The latter are angry, unemployed young men who have heard too many conspiracy theories explaining their circumstances and just want to watch the world burn. The former are also dissatisfied with present conditions and see the organized structure and shared identity of political Islam as a means of reorganizing a society away from corrupt and failed rule that benefits a few and toward a system that distributes benefits to the needy and provides basic social services as well as law and order. Some in that category also see a need to incorporate the militarism of early Islam as a motivating force to overthrow the status quo whether it derives from bad local/domestic leadership, a distant and unrepresentative central government (as in Russia or China), or foreign occupation. But this doesn’t automatically mean anti-Western/anti-American views. It’s just one type of response to local conditions.

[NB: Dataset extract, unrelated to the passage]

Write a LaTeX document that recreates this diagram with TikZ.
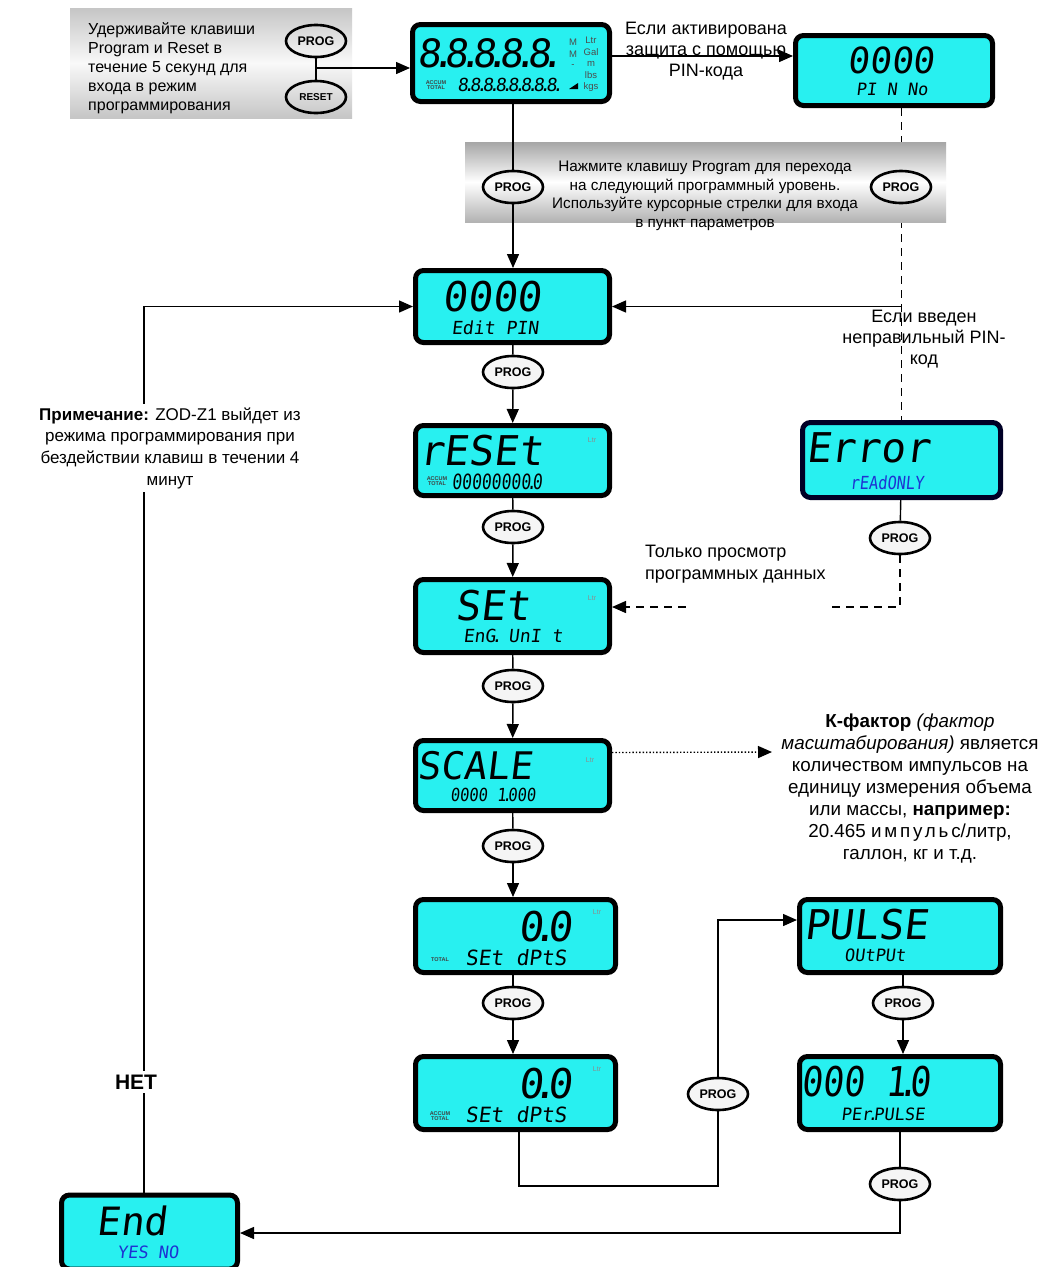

We shouldn’t be the arbiters of the right to armed resistance oppression, but we do need to recognize who is resisting their oppressive local circumstances — poverty, corruption, occupation, inequality, dictatorship — and isn’t just trying to burn down everything for the sake of it. Between alienating moderate Islamist political parties and frequently blowing up civilians accidentally in predominantly Muslim nations because they might be near someone with a gun, we’re doing pretty badly on that front right now. And again, we don’t need to arbitrate the issue of whose armed resistance is most legitimate if we are pursuing policies that support liberation of all oppressed populations and encourage non-violent solutions.

Unlike with the past “threat” of “global communism,” there are way more people today who identify as Muslim than those who identified as communist at its peak. Learning to employ and display a nuanced understanding of who the real enemies are — the dangerous radicals who seek global revolution, chaos, and general violence — will be crucial to earning trust and good will from a large portion of the planet, whether they live under oppressive or free governments.